Iran also proposed a transit fee of roughly two million dollars per vessel passing through Hormuz, with revenue shared between Iran and Oman and earmarked for reconstruction — not direct reparations.

America’s 15 Points

A 30-day ceasefire. Dismantling of Iran’s nuclear facilities. Limits on Iran’s missile program. Immediate and unconditional reopening of the Strait of Hormuz. In return, the US offered to lift all sanctions and support electricity generation at Iran’s Bushehr nuclear plant.

Iran called this proposal “extremely maximalist and unreasonable.” One senior Iranian diplomat told Al Jazeera it was “not beautiful, even on paper.” The gap between these two positions is not a crack. It is a canyon.

Pakistan’s Game

This is where the story gets interesting. Pakistan is not a neutral mediator. Pakistan is a strategic actor playing a calculated hand.

Islamabad has been the sole communication channel between Washington and Tehran for weeks. The indirect talks have all run through Pakistani territory. The peace talks scheduled for Friday will happen in Islamabad, with Vice President JD Vance likely leading the American delegation.

For Pakistan, this is a geopolitical windfall. A country that has spent years struggling for relevance on the global stage is now the indispensable broker in the biggest conflict of the decade. Shehbaz Sharif and Asim Munir are positioning Pakistan as a responsible regional power — useful to Washington, trusted by Tehran, and impossible to ignore.

But Pakistan also has skin in the game. It shares a long border with Iran. A full-scale war destabilises Balochistan. Refugee flows, energy disruptions, and sectarian tensions would all hit Pakistan directly. The mediation is not charity. It is self-preservation dressed in diplomatic clothing.

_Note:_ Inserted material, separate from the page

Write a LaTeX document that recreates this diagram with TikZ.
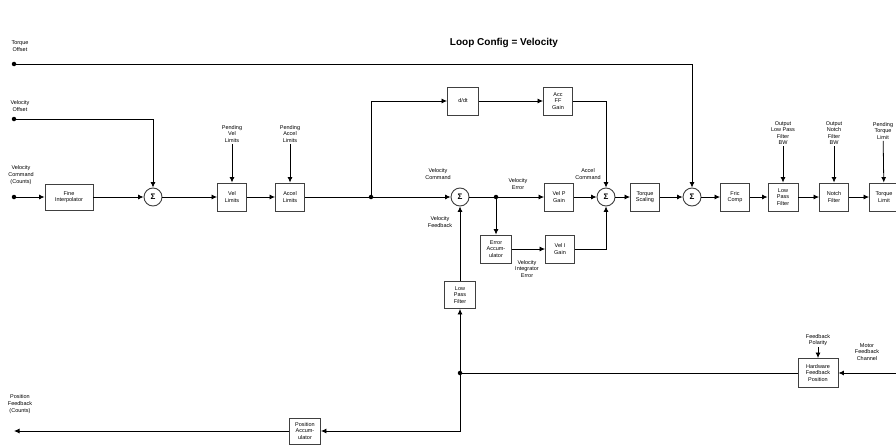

The US-Pakistan choreography here is worth noting. Trump needed an off-ramp. His rhetoric had painted him into a corner — either bomb Iran into rubble or look weak. Pakistan offered the face-saving exit. The ceasefire lets Trump claim he “exceeded all military objectives” while avoiding the catastrophic consequences of striking civilian infrastructure. Pakistan gets rewarded with relevance. Both sides win without admitting they blinked.

What Happens After Two Weeks

Here is the uncomfortable truth: almost certainly, nothing good.

The fundamental positions are irreconcilable. The US demands Iran dismantle its nuclear program. Iran demands the US leave the region entirely. Neither side will move on these core issues in fourteen days. The ceasefire buys time, but time without structural progress is just a longer fuse on the same bomb.

Expect the following scenarios to play out.

The optimistic scenario is that Islamabad talks produce a framework agreement — vague enough for both sides to claim victory, specific enough on Hormuz to keep oil flowing. This would likely involve some form of “regulated passage” that gives Iran symbolic control while restoring practical freedom of navigation. Sanctions relief would be phased and conditional. Nuclear issues would be kicked further down the road.

The realistic scenario is that talks stall. Iran’s Revolutionary Guard has already said the ceasefire does not signal an end to the war. Khamenei has told supporters the talks are just a delay. The IRGC field commanders who control the missiles have their own agenda. Trump, meanwhile, will face domestic pressure to show strength. If talks collapse, the strikes resume — possibly harder than before, because both sides will have used the two weeks to reposition.

The wild card is Israel. Israeli officials are deeply skeptical. They agreed to the ceasefire but believe it could unravel quickly. If Iran’s proxies — particularly in Lebanon — use the pause to rearm, Israel will act unilaterally. That drags everyone back to square one.

The Deeper Pattern

This ceasefire fits a pattern that has defined West Asian conflicts for decades. Temporary pauses that freeze the status quo without resolving it. Mediators who benefit from the process more than the outcome. Great powers that use deadlines as leverage and then extend them when the bluff is called.

Iran will use these two weeks to repair damaged infrastructure, reposition its forces, and test whether the international community will pressure Washington into concessions. The US will use the same two weeks to shore up Gulf alliances, reinforce regional bases, and prepare the next round of threats.

The Strait of Hormuz will open — conditionally, temporarily, under Iranian military escort. Oil will flow. And in fourteen days, we will be right back here, staring at the same canyon, wondering who jumps first.

Peace is not a pause button. And a ceasefire without a settlement is just war on hold.